Pas si fréquent de voir un grand nom du cinéma [1] se lancer dans le scénario de BD. Avec de double portrait, d’une ville déjà déchirée et en voie de séparation, et d’une famille qui paye cher la naissance d’un État, Yakin offre une fresque en tension permanente.
En cette année 1945, Jérusalem dépend encore des Anglais qui administrent la région, tandis que la France gère la Syrie et le Liban. Pour les Juifs, en attendant le vote de l’ONU, qui viendra en 1948, la lutte s’exprime soit par la politique, soit par les armes, en l’occurrence contre les Arabes d’un côté, l’armée Britannique de l’autre. Et chez les Halaby, on retrouve ces différences : frères, cousins, maris, femmes s’opposent et se rejettent parfois, tout en visant le même rêve : un pays.
Bien servi par le dessin dynamique de Bertozzi, qui a bien saisi le contexte et l’époque, Yakin choisit plutôt le drame familial que la saga politique et diplomatique.

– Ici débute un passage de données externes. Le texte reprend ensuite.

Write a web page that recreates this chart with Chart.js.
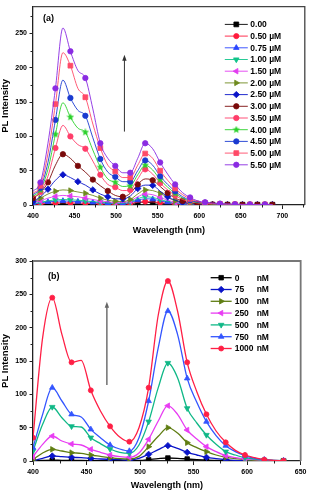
<!DOCTYPE html>
<html><head><meta charset="utf-8">
<script src="https://cdn.jsdelivr.net/npm/chart.js@4.4.1/dist/chart.umd.min.js"></script>
<style>
html,body{margin:0;padding:0;background:#fff;width:309px;height:492px;overflow:hidden}
#ca{position:absolute;left:0;top:0}
#cb{position:absolute;left:0;top:250px}
</style></head>
<body>
<canvas id="ca" width="309" height="250"></canvas>
<canvas id="cb" width="309" height="242"></canvas>
<script>
// ---------------- DATA: panel (a) ----------------
const wavelengthA = [400,409,418,427,436,445,454,463,472,481,490,499,508,517,526,535,544,553,562,571,580,589,598,607,616,625,634,643,652,661,670,679,688];
const labelsA = ['0.00','0.50 µM','0.75 µM','1.00 µM','1.50 µM','2.00 µM','2.50 µM','3.00 µM','3.50 µM','4.00 µM','4.50 µM','5.00 µM','5.50 µM'];
const a000 = [0.5,0.8,1,1.2,1.3,1.2,1.1,1,0.9,0.8,0.7,0.7,0.8,1.5,3.5,4,3.5,2.5,1.5,1,0.7,0.5,0.4,0.4,0.4,0.4,0.4,0.4,0.4,0.4,0.4,0.4,0.4];
const a050 = [1,1.5,2.5,3,3.2,3,2.8,2.5,2,1.7,1.3,1.2,1.2,2,4,5,4.5,3.5,2.3,1.4,0.8,0.5,0.3,0.2,0.2,0.2,0.2,0.2,0.2,0.2,0.2,0.2,0.2];
const a075 = [1.5,3,4.5,5.5,6,5.5,5,4.5,3.8,3,2.3,2,2,3.5,7,9,8.5,6,4,2.5,1.5,0.8,0.5,0.3,0.3,0.3,0.3,0.3,0.3,0.3,0.3,0.3,0.3];
const a100 = [2,4,6,7.5,8,7.5,7,6,5,4,3,2.5,2.5,4.5,9,12,11,8,5,3,1.8,1,0.6,0.4,0.3,0.3,0.3,0.3,0.3,0.3,0.3,0.3,0.3];
const a150 = [3,6,10,12.5,14,13,12,10,8,6,4.5,3.5,3.5,6,12,16,15,11,7,4,2.5,1.5,0.8,0.5,0.4,0.3,0.3,0.3,0.3,0.3,0.3,0.3,0.3];
const a200 = [4,10,16,20,22,21,19,17,14,10,7,5.5,5,8,16,22,21,17,11,6,3.5,2,1.2,0.7,0.5,0.4,0.3,0.3,0.3,0.3,0.3,0.3,0.3];
const a250 = [5,12,23,36,44,40,34,29,22,16,12,9,9,13,24,29,28.6,20,12,7,4,2,1.2,0.8,0.5,0.4,0.3,0.3,0.3,0.3,0.3,0.3,0.3];
const a300 = [10,18,33,58,74,68,57,48,37,28,20.5,14,12,17,30,38,36,27,17.6,10,6,3.5,2,1.2,0.8,0.6,0.5,0.5,0.4,0.4,0.4,0.4,0.4];
const a350 = [11,19,42,83,116,100,88,82,64,44,30,26,21,22,38,52,45,32,22,14,8,5,3,2,1.2,0.8,0.6,0.5,0.5,0.4,0.4,0.4,0.4];
const a400 = [13,22,52,103,149,128,112,106,80,55,38,33,27,28,44,58,51,37,26,17,10,6,3.5,2.5,1.5,1,0.8,0.7,0.6,0.5,0.5,0.5,0.5];
const a450 = [15,25,62,124,182,156,138,130,98,67,48,41,34,34,50,65,58,42,30,20,12,7,4,3,2,1.2,1,0.8,0.7,0.6,0.6,0.6,0.6];
const a500 = [17,28,75,147,222,203,170,157,118,83,58,49,40,40,58,75,68,50,36,24,15,9,5,3,2,1.5,1,1,0.8,0.7,0.7,0.7,0.7];
const a550 = [20,33,90,170,258,224,196,185,140,90,68,57,47,47,68,90,82,62,45,30,18,11,6,4,3,2,1.5,1,1,0.8,0.8,0.8,0.8];
const seriesA = [a000,a050,a075,a100,a150,a200,a250,a300,a350,a400,a450,a500,a550];
const xTicksA = [400,450,500,550,600,650,700];
const yTicksA = [0,50,100,150,200,250];
const arrowA = [510, 107, 219]; // wavelength, from intensity, to intensity

// ---------------- DATA: panel (b) ----------------
const wavelengthB = [400,409,418,427,436,445,454,463,472,481,490,499,508,517,526,535,544,553,562,571,580,589,598,607,616,625,634];
const labelsB = ['0','75','100','250','500','750','1000'];
const unitB = 'nM';
const b0    = [0.3,0.8,1.2,1,0.9,0.8,0.7,0.6,0.5,0.5,0.5,0.8,2,3.5,4.5,4,3,2,1.2,0.8,0.5,0.4,0.3,0.3,0.3,0.3,0.3];
const b75   = [0.5,4,7.5,6.5,5.5,5,4,3,2.5,2,1.5,4,10,17,23,19,13,9,5.5,3.5,2,1,0.5,0.3,0.2,0.2,0.2];
const b100  = [2,12,17.5,15,12.5,11.5,9,7,5,3.5,3,7,21.5,37,50,42,27.5,20,14,9,5.5,3.5,2,1,0.5,0.3,0.2];
const b250  = [6.5,25,37.5,30,25.5,24,17.5,13,9,6.5,5.5,12,32.5,60,83,70,46.5,33,21.5,14,8,5,3,2,1,0.5,0.3];
const b500  = [15,55,81,65,52,51,35,26,18,13,11.5,24,59,110,147,125,79,57,39,25,14,9,5,3,1.5,1,0.5];
const b750  = [20,70,110,90,70,66,47.5,35,24,18,15,35,90,170,225,190,124,88,59,38,23,14,8,4,2,1,0.5];
const b1000 = [35,185,245,190,148,151,106,75,52,36,29,50,110,219,270,225,148,104,70,45,28,16,9,5,2,1,0.5];
const seriesB = [b0,b75,b100,b250,b500,b750,b1000];
const xTicksB = [400,450,500,550,600,650];
const yTicksB = [0,50,100,150,200,250,300];
const arrowB = [469, 114, 239];

// ---------------- STYLES ----------------
const FONT = "'Liberation Sans', Arial, sans-serif";
Chart.defaults.font.family = FONT;
function makeStar(color, size){
  const c=document.createElement('canvas'); c.width=c.height=size;
  const g=c.getContext('2d'); g.fillStyle=color; g.beginPath();
  for(let k=0;k<10;k++){const r=k%2===0?size/2:size/4.6;const a=-Math.PI/2+k*Math.PI/5;g.lineTo(size/2+r*Math.cos(a),size/2+r*Math.sin(a));}
  g.closePath(); g.fill(); return c;
}
const colorsA = ['#000000','#ff1a3c','#2a45ff','#10c48a','#e23cf0','#6f8a1e','#0a14c8','#7a0a0a','#ff3d6a','#2ad12a','#1a3ad0','#ff4a68','#8a2be2'];
const stylesA = ['rect','circle','triangle','triangle','triangle','triangle','rectRot','circle','circle',makeStar('#2ad12a',8),'circle','rect','circle'];
const rotA    = [0,0,0,180,270,90,0,0,0,0,0,0,0];
const radA    = [3.4,2.6,3.2,3.2,3.2,3.2,3.2,2.7,2.7,3,2.7,3.4,2.7];
const offA    = [0,1,0,1,1,1,0,0,1,1,1,1,1];
const colorsB = ['#000000','#0a14c8','#5f7d12','#e83cf2','#10b887','#3355ff','#ff1f45'];
const stylesB = ['rect','rectRot','triangle','triangle','triangle','triangle','circle'];
const rotB    = [0,0,90,270,180,0,0];
const radB    = [3.2,3.2,3.2,3.2,3.2,3.2,2.5];

function buildDatasets(xs, series, labels, colors, styles, rots, rads, offs, lw){
  const n = series.length;
  return series.map((vals,i)=>({
    label: labels[i],
    data: vals.map((v,k)=>({x:xs[k], y:v})),
    borderColor: colors[i], backgroundColor: colors[i],
    borderWidth: lw,
    pointStyle: styles[i], pointRotation: rots[i],
    pointBackgroundColor: colors[i], pointBorderColor: colors[i], pointBorderWidth: 0.8,
    pointRadius: ctx => ((ctx.dataIndex + (offs?offs[i]:0)) % 2 === 0 ? rads[i] : 0),
    pointHoverRadius: 0,
    cubicInterpolationMode: 'monotone',
    order: n - i
  }));
}

function panelPlugin(opts){
  return {
    id: 'panel_'+opts.name,
    afterDraw(chart){
      const ctx = chart.ctx, a = chart.chartArea, xs = chart.scales.x, ys = chart.scales.y;
      ctx.save();
      // frame top/right
      ctx.strokeStyle = opts.frameColor; ctx.lineWidth = opts.frameWidth;
      ctx.beginPath(); ctx.moveTo(a.left, a.top); ctx.lineTo(a.right, a.top); ctx.lineTo(a.right, a.bottom); ctx.stroke();
      // minor ticks
      ctx.strokeStyle = '#222'; ctx.lineWidth = 1;
      const mx = opts.xTicks, my = opts.yTicks;
      const minorX = [], minorY = [];
      for (let i=0;i<mx.length;i++){ const step = mx[1]-mx[0]; const m = mx[i]+step/2; if (m<=xs.max) minorX.push(m); }
      for (let i=0;i<my.length;i++){ const step = my[1]-my[0]; const m = my[i]+step/2; if (m<=ys.max) minorY.push(m); }
      ctx.beginPath();
      minorX.forEach(v=>{const p=Math.round(xs.getPixelForValue(v))+0.5; ctx.moveTo(p,a.bottom); ctx.lineTo(p,a.bottom+2.5);});
      minorY.forEach(v=>{const p=Math.round(ys.getPixelForValue(v))+0.5; ctx.moveTo(a.left,p); ctx.lineTo(a.left-2.5,p);});
      ctx.stroke();
      // arrow
      const ax = xs.getPixelForValue(opts.arrow[0]);
      const ay0 = ys.getPixelForValue(opts.arrow[1]), ay1 = ys.getPixelForValue(opts.arrow[2]);
      ctx.strokeStyle = opts.arrowColor; ctx.fillStyle = opts.arrowColor; ctx.lineWidth = opts.arrowWidth;
      ctx.beginPath(); ctx.moveTo(ax, ay0); ctx.lineTo(ax, ay1+4); ctx.stroke();
      ctx.beginPath(); ctx.moveTo(ax, ay1); ctx.lineTo(ax-2.2, ay1+6); ctx.lineTo(ax+2.2, ay1+6); ctx.closePath(); ctx.fill();
      // panel label
      ctx.fillStyle = '#000'; ctx.font = 'bold 9px '+FONT; ctx.textBaseline = 'middle'; ctx.textAlign = 'left';
      ctx.fillText(opts.panel, a.left + opts.panelDx, a.top + opts.panelDy);
      // legend
      const L = opts.legend;
      chart.data.datasets.forEach((ds,i)=>{
        const y = a.top + L.y0 + i*L.dy;
        const x0 = a.right - L.fromRight;
        ctx.strokeStyle = ds.borderColor; ctx.lineWidth = L.lw;
        ctx.beginPath(); ctx.moveTo(x0, y); ctx.lineTo(x0 + L.len, y); ctx.stroke();
        ctx.fillStyle = ds.pointBackgroundColor; ctx.strokeStyle = ds.pointBorderColor; ctx.lineWidth = 0.8;
        Chart.helpers.drawPoint(ctx, {pointStyle: ds.pointStyle, rotation: ds.pointRotation, radius: L.radius[i], borderWidth: 0.8}, x0 + L.len/2, y);
        ctx.fillStyle = '#000'; ctx.font = 'bold '+L.fs+'px '+FONT; ctx.textAlign='left'; ctx.textBaseline='middle';
        ctx.fillText(ds.label, x0 + L.len + L.gap, y + 0.5);
        if (L.unit) ctx.fillText(L.unit, x0 + L.len + L.gap + L.unitDx, y + 0.5);
      });
      ctx.restore();
    }
  };
}

function scaleOpts(min, max, ticks, title, isX, fitSize, titlePad, tFs){
  return {
    type: 'linear', min: min, max: max,
    afterBuildTicks: s => { s.ticks = ticks.map(v=>({value:v})); },
    afterFit: s => { if (isX) s.height = fitSize; else s.width = fitSize; },
    ticks: { autoSkip:false, maxRotation:0, color:'#000', font:{size:7, weight:'bold'}, padding: isX?2.5:2.5 },
    grid: { display:true, drawOnChartArea:false, drawTicks:true, tickLength: isX?4:3.5, tickColor:'#222', tickWidth:1 },
    border: { display:true, color:'#222', width:1.3 },
    title: { display:true, text:title, color:'#000', font:{size:tFs, weight:'bold'}, padding: titlePad }
  };
}

// ---------------- CHART (a) ----------------
new Chart(document.getElementById('ca'), {
  type: 'line',
  data: { datasets: buildDatasets(wavelengthA, seriesA, labelsA, colorsA, stylesA, rotA, radA, offA, 0.9) },
  options: {
    responsive:false, animation:false, events:[],
    layout:{ padding:{ left:0, top:3, right:2, bottom:0 } },
    plugins:{ legend:{display:false}, tooltip:{enabled:false} },
    scales:{
      x: scaleOpts(400, 727, xTicksA, 'Wavelength (nm)', true, 45, {top:0,bottom:14.5}, 9),
      y: scaleOpts(0, 289, yTicksA, 'PL Intensity', false, 33, {top:0,bottom:0}, 9.5)
    }
  },
  plugins:[panelPlugin({name:'a', xTicks:xTicksA, yTicks:yTicksA, arrow:arrowA, arrowColor:'#333', arrowWidth:1,
    frameColor:'#444', frameWidth:1.3, panel:'(a)', panelDx:10, panelDy:12,
    legend:{y0:17.7, dy:11.7, fromRight:80, len:23, gap:2.5, fs:8.5, lw:0.9, radius:radA}})]
});

// ---------------- CHART (b) ----------------
new Chart(document.getElementById('cb'), {
  type: 'line',
  data: { datasets: buildDatasets(wavelengthB, seriesB, labelsB, colorsB, stylesB, rotB, radB, null, 1.3) },
  options: {
    responsive:false, animation:false, events:[],
    layout:{ padding:{ left:0, top:11, right:7, bottom:0 } },
    plugins:{ legend:{display:false}, tooltip:{enabled:false} },
    scales:{
      x: scaleOpts(400, 650, xTicksB, 'Wavelength (nm)', true, 31, {top:0,bottom:1.5}, 9),
      y: scaleOpts(0, 300, yTicksB, 'PL Intensity', false, 33, {top:0,bottom:0}, 9.5)
    }
  },
  plugins:[panelPlugin({name:'b', xTicks:xTicksB, yTicks:yTicksB, arrow:arrowB, arrowColor:'#666', arrowWidth:1.4,
    frameColor:'#777', frameWidth:1.8, panel:'(b)', panelDx:15, panelDy:16,
    legend:{y0:16.7, dy:11.8, fromRight:90, len:21, gap:3, fs:8.5, lw:1.3, unit:unitB, unitDx:22, radius:radB}})]
});
</script>
</body></html>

Il s’est d’ailleurs inspiré de sa propre famille, israélienne, pour écrire cette histoire, et d’une certaine manière rendre hommage à son père Moni [2].
En montrant une violence quasi-permanente, des écoles tenues par des prêtres aux guérillas urbaines, jusqu’à l’affrontement entre Juifs et pays arabes, Boaz Yakin évite de trop prendre parti. De quoi ouvrir ce Jérusalem à toutes les sensibilités de lecteurs.